Omit all pictures. Copy the rest of the material exactly.

***** Dataset excerpt *****

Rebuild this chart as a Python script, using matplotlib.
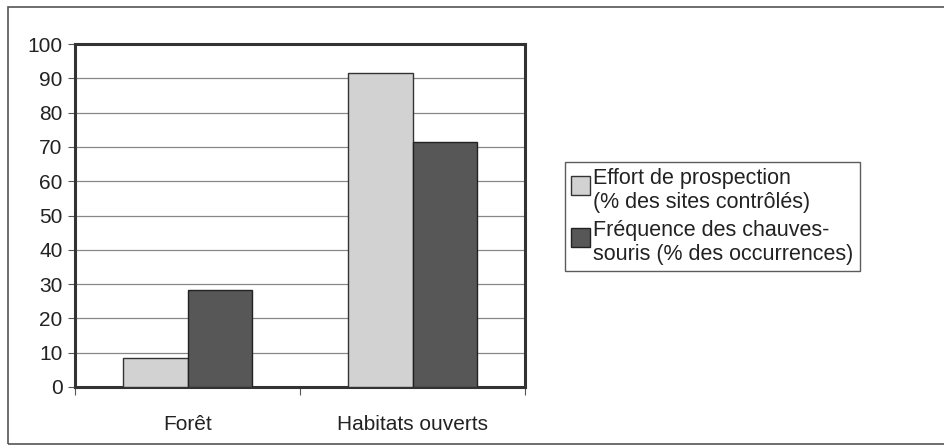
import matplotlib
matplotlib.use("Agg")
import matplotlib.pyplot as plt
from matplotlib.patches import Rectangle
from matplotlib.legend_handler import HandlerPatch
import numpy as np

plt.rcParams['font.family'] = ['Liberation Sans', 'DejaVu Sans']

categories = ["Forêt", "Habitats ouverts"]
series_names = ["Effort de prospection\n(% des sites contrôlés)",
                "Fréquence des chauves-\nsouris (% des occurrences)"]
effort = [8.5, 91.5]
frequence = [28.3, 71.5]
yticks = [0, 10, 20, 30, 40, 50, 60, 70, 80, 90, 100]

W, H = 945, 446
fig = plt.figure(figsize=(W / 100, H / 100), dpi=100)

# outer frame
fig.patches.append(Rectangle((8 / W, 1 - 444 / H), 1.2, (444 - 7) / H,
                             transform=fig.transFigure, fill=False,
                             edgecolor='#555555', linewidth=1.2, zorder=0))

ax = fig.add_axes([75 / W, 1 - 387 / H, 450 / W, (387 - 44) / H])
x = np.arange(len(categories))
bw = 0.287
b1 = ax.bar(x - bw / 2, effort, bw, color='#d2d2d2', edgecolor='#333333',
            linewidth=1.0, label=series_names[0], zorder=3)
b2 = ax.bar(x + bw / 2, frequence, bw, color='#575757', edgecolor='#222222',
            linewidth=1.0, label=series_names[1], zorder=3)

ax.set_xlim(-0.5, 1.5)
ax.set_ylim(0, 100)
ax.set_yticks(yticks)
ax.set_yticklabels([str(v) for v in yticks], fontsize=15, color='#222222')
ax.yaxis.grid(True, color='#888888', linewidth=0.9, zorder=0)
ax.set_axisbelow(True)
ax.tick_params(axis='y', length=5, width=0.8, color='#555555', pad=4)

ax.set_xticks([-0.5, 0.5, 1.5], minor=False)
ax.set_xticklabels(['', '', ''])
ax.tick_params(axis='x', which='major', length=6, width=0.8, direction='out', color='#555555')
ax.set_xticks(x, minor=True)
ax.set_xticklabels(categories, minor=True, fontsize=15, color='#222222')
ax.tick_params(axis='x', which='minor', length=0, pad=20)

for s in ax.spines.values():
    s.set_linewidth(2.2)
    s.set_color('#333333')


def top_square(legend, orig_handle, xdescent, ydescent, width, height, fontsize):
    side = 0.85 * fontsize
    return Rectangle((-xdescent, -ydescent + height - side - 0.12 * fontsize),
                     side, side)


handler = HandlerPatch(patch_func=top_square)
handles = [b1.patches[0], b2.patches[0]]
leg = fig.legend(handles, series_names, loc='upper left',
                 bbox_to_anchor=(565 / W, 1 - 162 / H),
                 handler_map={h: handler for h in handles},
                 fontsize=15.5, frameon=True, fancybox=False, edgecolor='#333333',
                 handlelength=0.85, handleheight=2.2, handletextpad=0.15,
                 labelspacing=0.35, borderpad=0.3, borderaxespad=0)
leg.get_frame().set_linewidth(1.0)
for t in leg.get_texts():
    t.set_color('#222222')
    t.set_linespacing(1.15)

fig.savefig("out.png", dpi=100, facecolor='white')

*****

**Solution for this problem:**
Rebuild this chart as a Python script, using matplotlib.
import matplotlib
matplotlib.use("Agg")
import matplotlib.pyplot as plt
from matplotlib.patches import Rectangle
from matplotlib.legend_handler import HandlerPatch
import numpy as np

plt.rcParams['font.family'] = ['Liberation Sans', 'DejaVu Sans']

categories = ["Forêt", "Habitats ouverts"]
series_names = ["Effort de prospection\n(% des sites contrôlés)",
                "Fréquence des chauves-\nsouris (% des occurrences)"]
effort = [8.5, 91.5]
frequence = [28.3, 71.5]
yticks = [0, 10, 20, 30, 40, 50, 60, 70, 80, 90, 100]

W, H = 945, 446
fig = plt.figure(figsize=(W / 100, H / 100), dpi=100)

# outer frame
fig.patches.append(Rectangle((8 / W, 1 - 444 / H), 1.2, (444 - 7) / H,
                             transform=fig.transFigure, fill=False,
                             edgecolor='#555555', linewidth=1.2, zorder=0))

ax = fig.add_axes([75 / W, 1 - 387 / H, 450 / W, (387 - 44) / H])
x = np.arange(len(categories))
bw = 0.287
b1 = ax.bar(x - bw / 2, effort, bw, color='#d2d2d2', edgecolor='#333333',
            linewidth=1.0, label=series_names[0], zorder=3)
b2 = ax.bar(x + bw / 2, frequence, bw, color='#575757', edgecolor='#222222',
            linewidth=1.0, label=series_names[1], zorder=3)

ax.set_xlim(-0.5, 1.5)
ax.set_ylim(0, 100)
ax.set_yticks(yticks)
ax.set_yticklabels([str(v) for v in yticks], fontsize=15, color='#222222')
ax.yaxis.grid(True, color='#888888', linewidth=0.9, zorder=0)
ax.set_axisbelow(True)
ax.tick_params(axis='y', length=5, width=0.8, color='#555555', pad=4)

ax.set_xticks([-0.5, 0.5, 1.5], minor=False)
ax.set_xticklabels(['', '', ''])
ax.tick_params(axis='x', which='major', length=6, width=0.8, direction='out', color='#555555')
ax.set_xticks(x, minor=True)
ax.set_xticklabels(categories, minor=True, fontsize=15, color='#222222')
ax.tick_params(axis='x', which='minor', length=0, pad=20)

for s in ax.spines.values():
    s.set_linewidth(2.2)
    s.set_color('#333333')


def top_square(legend, orig_handle, xdescent, ydescent, width, height, fontsize):
    side = 0.85 * fontsize
    return Rectangle((-xdescent, -ydescent + height - side - 0.12 * fontsize),
                     side, side)


handler = HandlerPatch(patch_func=top_square)
handles = [b1.patches[0], b2.patches[0]]
leg = fig.legend(handles, series_names, loc='upper left',
                 bbox_to_anchor=(565 / W, 1 - 162 / H),
                 handler_map={h: handler for h in handles},
                 fontsize=15.5, frameon=True, fancybox=False, edgecolor='#333333',
                 handlelength=0.85, handleheight=2.2, handletextpad=0.15,
                 labelspacing=0.35, borderpad=0.3, borderaxespad=0)
leg.get_frame().set_linewidth(1.0)
for t in leg.get_texts():
    t.set_color('#222222')
    t.set_linespacing(1.15)

fig.savefig("out.png", dpi=100, facecolor='white')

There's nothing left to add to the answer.